If these commands fail with 403, review the permission requirements above. If they succeed but Azure Discovery still fails, check the log output for specific error messages.

## Feature status and roadmap

### ✅ Implemented features

- **Azure RBAC graph** – Role assignments and role definitions are fully enumerated and visualized with principal-to-resource relationship mapping.
- **API hardening** – FastAPI includes pluggable authentication (Azure AD, API key), rate limiting, audit logging, CORS configuration, and API versioning.
- **Scale controls** – Adaptive rate control and intelligent batching automatically handle API throttling and optimize throughput for large tenants.
- **Defender for Cloud** – Security alerts, vulnerability assessments, secure scores, and compliance status are integrated with filtering by severity and status.

### 🔄 Planned features

- **Change tracking** – Persistent storage backend with snapshot diffing to track changes over time.
- **Non-Entra SaaS surfaces** – M365 and Microsoft Purview enumerators for broader coverage beyond Azure and Entra ID.

For detailed implementation plans, see [docs/IMPLEMENTATION_ROADMAP.md](docs/IMPLEMENTATION_ROADMAP.md).

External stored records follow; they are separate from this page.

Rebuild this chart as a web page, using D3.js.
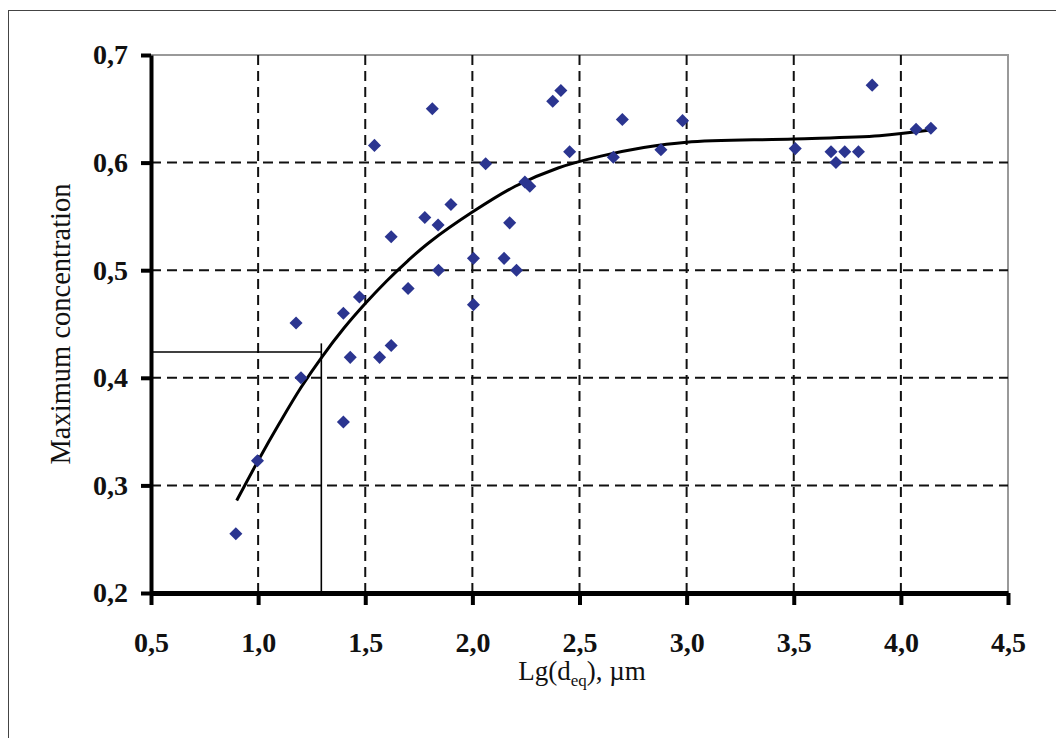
<!DOCTYPE html>
<html lang="en">
	<head>
		<meta charset="utf-8">
		<title>Maximum concentration vs Lg(deq)</title>
		<script type="text/javascript" src="https://cdn.jsdelivr.net/npm/d3@7"></script>
		<style>
			body { margin: 0; background: #fff; }
			text { font-family: "Liberation Serif", "Times New Roman", serif; }
			.axis text { font-size: 28px; font-weight: bold; fill: #111; }
			.axis path, .axis line { stroke: #000; }
		</style>
	</head>
	<body>
		<script type="text/javascript">

			var w = 1056;
			var h = 738;

			// tick values
			var xTicks = [0.5, 1.0, 1.5, 2.0, 2.5, 3.0, 3.5, 4.0, 4.5];
			var yTicks = [0.2, 0.3, 0.4, 0.5, 0.6, 0.7];

			var pointX = [0.896, 0.997, 1.177, 1.200, 1.398, 1.398, 1.430, 1.473, 1.543, 1.567,
				1.621, 1.621, 1.700, 1.778, 1.813, 1.840, 1.842, 1.900, 2.005, 2.005,
				2.062, 2.148, 2.174, 2.206, 2.245, 2.268, 2.375, 2.413, 2.454, 2.658,
				2.700, 2.880, 2.981, 3.507, 3.674, 3.697, 3.738, 3.802, 3.866, 4.071, 4.140];
			var pointY = [0.255, 0.323, 0.451, 0.400, 0.460, 0.359, 0.419, 0.475, 0.616, 0.419,
				0.430, 0.531, 0.483, 0.549, 0.650, 0.542, 0.500, 0.561, 0.511, 0.468,
				0.599, 0.511, 0.544, 0.500, 0.582, 0.578, 0.657, 0.667, 0.610, 0.605,
				0.640, 0.612, 0.639, 0.613, 0.610, 0.600, 0.610, 0.610, 0.672, 0.631, 0.632];

			// fitted trend curve
			var fitX = [0.90, 1.00, 1.10, 1.20, 1.30, 1.40, 1.50, 1.60, 1.70, 1.80, 2.00, 2.20,
				2.40, 2.60, 2.80, 3.00, 3.50, 3.90, 4.13];
			var fitY = [0.286, 0.323, 0.358, 0.391, 0.420, 0.446, 0.469, 0.490, 0.509, 0.526, 0.554, 0.578,
				0.595, 0.606, 0.614, 0.619, 0.622, 0.625, 0.630];

			// guide lines
			var guideX = 1.295;
			var guideY = 0.424;
			var guideTop = 0.432;

			var fmt = function(d) { return d3.format(".1f")(d).replace(".", ","); };

			var svg = d3.select("body")
				.append("svg")
				.attr("width", w)
				.attr("height", h);

			// outer frame (only top and left edges visible)
			svg.append("rect")
				.attr("x", 8.5).attr("y", 10.5)
				.attr("width", 1100).attr("height", 800)
				.attr("fill", "none")
				.attr("stroke", "#444")
				.attr("stroke-width", 1);

			var plotLeft = 151, plotRight = 1008, plotTop = 55, plotBottom = 593;

			var xScale = d3.scaleLinear().domain([0.5, 4.5]).range([plotLeft, plotRight]);
			var yScale = d3.scaleLinear().domain([0.2, 0.7]).range([plotBottom, plotTop]);

			// plot area border (grey, top and right)
			svg.append("path")
				.attr("d", "M" + plotLeft + "," + plotTop + "H" + plotRight + "V" + plotBottom)
				.attr("fill", "none")
				.attr("stroke", "#999")
				.attr("stroke-width", 2);

			// dashed grid
			var grid = svg.append("g")
				.attr("stroke", "#111")
				.attr("stroke-width", 2)
				.attr("stroke-dasharray", "10,6");

			grid.selectAll("line.v")
				.data(xTicks.slice(1, -1))
				.enter()
				.append("line")
				.attr("class", "v")
				.attr("x1", function(d) { return xScale(d); })
				.attr("x2", function(d) { return xScale(d); })
				.attr("y1", plotTop)
				.attr("y2", plotBottom);

			grid.selectAll("line.h")
				.data(yTicks.slice(1, -1))
				.enter()
				.append("line")
				.attr("class", "h")
				.attr("x1", plotLeft)
				.attr("x2", plotRight)
				.attr("y1", function(d) { return yScale(d); })
				.attr("y2", function(d) { return yScale(d); });

			// guide lines at x = 1.3
			svg.append("line")
				.attr("x1", xScale(0.5)).attr("x2", xScale(guideX))
				.attr("y1", yScale(guideY)).attr("y2", yScale(guideY))
				.attr("stroke", "#000").attr("stroke-width", 1.6);
			svg.append("line")
				.attr("x1", xScale(guideX)).attr("x2", xScale(guideX))
				.attr("y1", yScale(guideTop)).attr("y2", yScale(0.2))
				.attr("stroke", "#000").attr("stroke-width", 1.6);

			// trend curve
			var fit = fitX.map(function(d, i) { return [d, fitY[i]]; });
			var line = d3.line()
				.curve(d3.curveCatmullRom.alpha(0.5))
				.x(function(d) { return xScale(d[0]); })
				.y(function(d) { return yScale(d[1]); });

			svg.append("path")
				.datum(fit)
				.attr("d", line)
				.attr("fill", "none")
				.attr("stroke", "#000")
				.attr("stroke-width", 3);

			// diamond markers
			var pts = pointX.map(function(d, i) { return { x: d, y: pointY[i] }; });
			svg.append("g")
				.selectAll("path")
				.data(pts)
				.enter()
				.append("path")
				.attr("d", d3.symbol().type(d3.symbolSquare).size(85))
				.attr("transform", function(d) {
					return "translate(" + xScale(d.x) + "," + yScale(d.y) + ") rotate(45)";
				})
				.attr("fill", "#2b3590");

			// axes
			var xAxis = d3.axisBottom(xScale)
				.tickValues(xTicks)
				.tickFormat(fmt)
				.tickSizeInner(12)
				.tickSizeOuter(0)
				.tickPadding(27);

			var gx = svg.append("g")
				.attr("class", "axis")
				.attr("transform", "translate(0," + plotBottom + ")")
				.call(xAxis);
			gx.select(".domain").attr("stroke-width", 5);
			gx.selectAll(".tick line").attr("stroke-width", 4);

			var yAxis = d3.axisLeft(yScale)
				.tickValues(yTicks)
				.tickFormat(fmt)
				.tickSizeInner(10)
				.tickSizeOuter(0)
				.tickPadding(13);

			var gy = svg.append("g")
				.attr("class", "axis")
				.attr("transform", "translate(" + plotLeft + ",0)")
				.call(yAxis);
			gy.select(".domain").attr("stroke-width", 4);
			gy.selectAll(".tick line").attr("stroke-width", 4);

			// axis titles
			svg.append("text")
				.attr("transform", "translate(70,324) rotate(-90)")
				.attr("text-anchor", "middle")
				.attr("font-size", 28.5)
				.attr("fill", "#111")
				.text("Maximum concentration");

			var xt = svg.append("text")
				.attr("x", 582)
				.attr("y", 680)
				.attr("text-anchor", "middle")
				.attr("font-size", 27)
				.attr("fill", "#111");
			xt.append("tspan").text("Lg(d");
			xt.append("tspan").attr("font-size", 17).attr("dy", 6).text("eq");
			xt.append("tspan").attr("dy", -6).text("), µm");

		</script>
	</body>
</html>
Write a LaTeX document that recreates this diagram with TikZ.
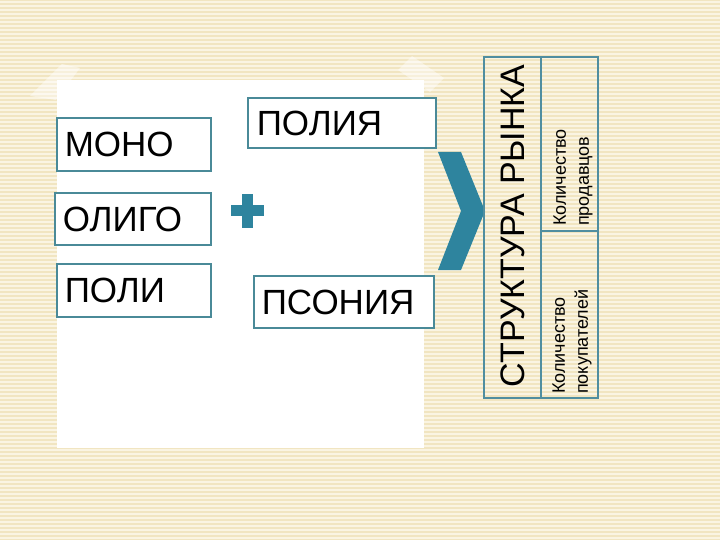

## Publishing to PyPI (maintainers)

To publish a new version to PyPI:

1. Bump `version` in `pyproject.toml`.
2. Ensure tests pass: `pip install -e .[dev] && pytest`.
3. Build: `python -m build`.
4. Upload: `twine upload dist/azure-discovery-<version>*` (requires PyPI credentials or token).

The package uses a single top-level package **azure_discovery** to avoid namespace conflicts on install. The console script **azure-discovery** is provided by the `[project.scripts]` entry in `pyproject.toml`.